MCP dispatch needs no explicit gate: the agent only sees the MCPs it declared, so calls outside that set are structurally impossible.
Enforcement happens at runtime, not just at prompt time. Even if the LLM
ignores the <scope> block and tries to call a restricted tool, the dispatch
layer rejects it.
Sender restrictions
Not all base tools are available to all senders. bash is blocked for
non-CLI senders (gateway agents from Telegram, WeChat, etc.) because it
grants arbitrary shell access. read and edit have no sender
restriction — they are read-only or scoped mutations that are safe for
gateway agents. See #67.
Delegate CWD isolation
When delegating parallel tasks, the orchestrating agent can assign each
sub-agent a separate working directory via the cwd field on DelegateTask.
Tools resolve relative paths against the conversation CWD, so isolated CWDs
prevent concurrent sub-agents from trampling each other’s files. The edit
tool’s unique-match requirement provides a second layer: if another agent
changed the file between read and edit, old_string won’t match and the
edit fails — optimistic concurrency without locks.
Default agent
The default agent (primary) has no scope restrictions — empty lists on all three dimensions. Scoping is for sub-agents that need constrained access.
Alternatives
Denylist instead of whitelist. List what’s forbidden instead of what’s allowed. Rejected because allowlists are safer by default — a new tool or server is inaccessible until explicitly granted. Denylists require updating every time a new resource is added.

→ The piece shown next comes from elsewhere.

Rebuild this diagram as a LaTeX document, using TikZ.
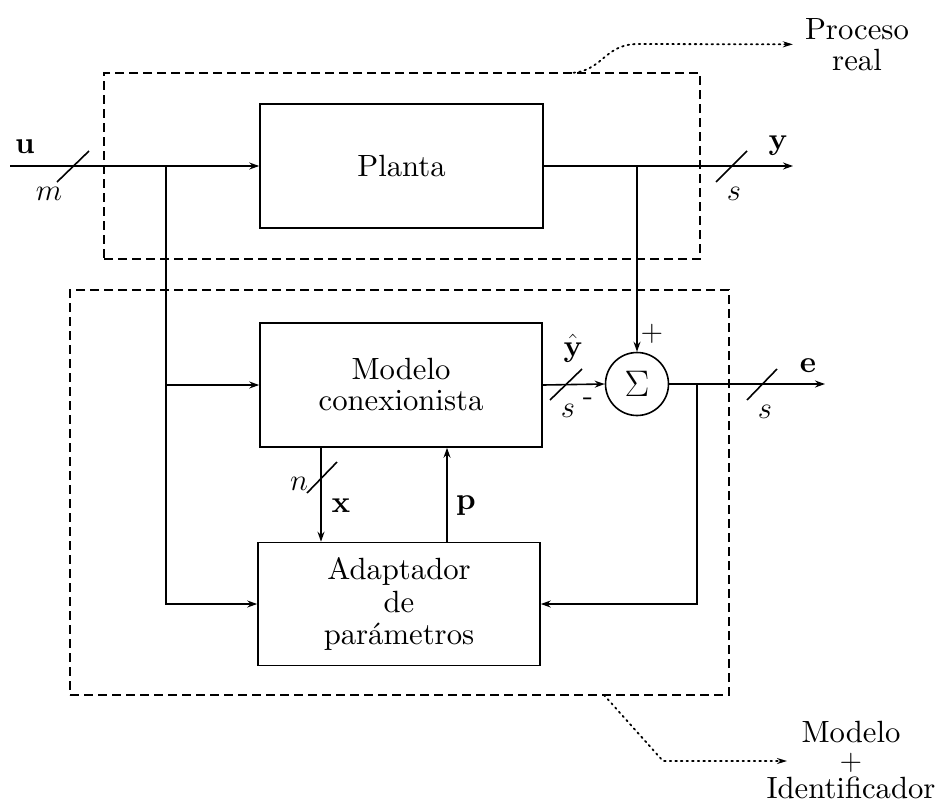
\RequirePackage{fix-cm}
\documentclass[tikz,border=0pt]{standalone}
\usepackage{fontspec}
\setmainfont{lmroman10-regular.otf}[BoldFont=lmroman10-bold.otf, ItalicFont=lmroman10-italic.otf, BoldItalicFont=lmroman10-bolditalic.otf]
\usetikzlibrary{arrows.meta}
\begin{document}
\begin{tikzpicture}[x=1pt,y=-1pt,
  every node/.style={font=\fontsize{30.7}{31}\selectfont, inner sep=0pt},
  blk/.style={draw, line width=1.6pt, minimum width=283pt, minimum height=124pt, align=center},
  sig/.style={line width=1.6pt, -{Stealth[length=10pt,width=7pt]}},
  bus/.style={line width=1.6pt},
  frame/.style={draw, line width=1.8pt, dash pattern=on 9pt off 5pt},
  pointer/.style={line width=1.8pt, dash pattern=on 1.6pt off 4pt, line cap=round, -{Stealth[length=10pt,width=6pt]}},
  lbl/.style={anchor=base}]
\useasboundingbox (0,0) rectangle (939,803);

% dashed frames
\node[frame, minimum width=596pt, minimum height=186pt] (proc) at (402,166) {};
\node[frame, minimum width=659pt, minimum height=405pt] (ident) at (399.5,492.5) {};

% blocks
\node[blk] (planta) at (401.5,166) {Planta};
\node[blk, minimum width=282pt] (modelo) at (401,385) {Modelo\\conexionista};
\node[blk, minimum width=282pt, minimum height=123pt, font=\fontsize{30.7}{32.5}\selectfont] (adapt) at (399,604) {Adaptador\\de\\parámetros};
\node[draw, circle, line width=1.6pt, minimum size=63pt, font=\fontsize{37}{40}\selectfont] (sum) at (637,384) {$\Sigma$};

% coordinates
\coordinate (uin) at (10,166);
\coordinate (ju) at (166,166);
\coordinate (yout) at (793,166);
\coordinate (jy) at (637,166);
\coordinate (eout) at (825,384);
\coordinate (je) at (697,384);

% signals
\draw[sig] (uin) -- (planta.west);
\draw[sig] (ju) |- (adapt.west);
\draw[sig] (ju |- modelo.west) -- (modelo.west);
\draw[sig] (planta.east) -- (yout);
\draw[sig] (jy) -- (sum.north);
\draw[sig] (modelo.east) -- (sum.west);
\draw[sig] (sum.east) -- (eout);
\draw[sig] (je) |- (adapt.east);
\draw[sig] ([xshift=-80pt]modelo.south) -- ([xshift=-80pt]modelo.south |- adapt.north);
\draw[sig] ([xshift=46pt]modelo.south |- adapt.north) -- ([xshift=46pt]modelo.south);

% bus slashes
\draw[bus] (57,182) -- (89,151);
\draw[bus] (716,182) -- (747,151);
\draw[bus] (550,400) -- (582,369);
\draw[bus] (747,400) -- (777,369);
\draw[bus] (307,493) -- (337,462);

% labels
\node[lbl] (lu) at (25,153) {$\mathbf{u}$};
\node[lbl] (lm) at (49,200) {$m$};
\node[lbl] (ly) at (778,149) {$\mathbf{y}$};
\node[lbl] (ls1) at (734,200) {$s$};
\node[lbl] (lyh) at (573,356) {$\hat{\mathbf{y}}$};
\node[lbl] (ls2) at (568,417) {$s$};
\node[lbl] (lminus) at (588,405) {-};
\node[lbl] (lplus) at (652,341) {$+$};
\node[lbl] (le) at (808,372) {$\mathbf{e}$};
\node[lbl] (ls3) at (765,418) {$s$};
\node[lbl] (ln) at (299,490) {$n$};
\node[lbl] (lx) at (341,512) {$\mathbf{x}$};
\node[lbl] (lp) at (466,509) {$\mathbf{p}$};

% outer labels
\node[anchor=north, align=center] (lproc) at (857,18) {Proceso\\real};
\node[anchor=north, align=center, font=\fontsize{30.7}{28}\selectfont] (lident) at (851,721) {Modelo\\$+$\\Identificador};

\coordinate (pa) at (568,73);
\coordinate (pb) at (604,695);
\coordinate (tb) at (787,761);
\draw[pointer] (pa) .. controls (603,73) and (603,44) .. (638,44) -- ([xshift=-12pt]lproc.west);
\draw[pointer] (pb) -- (663,761) -- (tb);
\end{tikzpicture}
\end{document}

Prompt-only scoping. Tell the agent its restrictions in the prompt but don’t enforce at dispatch. Rejected because LLMs don’t reliably follow instructions — a determined or confused model will call tools it was told not to. Enforcement must be at the dispatch layer.
Unresolved Questions
- Should scoping support wildcard patterns (e.g.
mcp: search-*)? - Should scope violations be logged as security events for monitoring?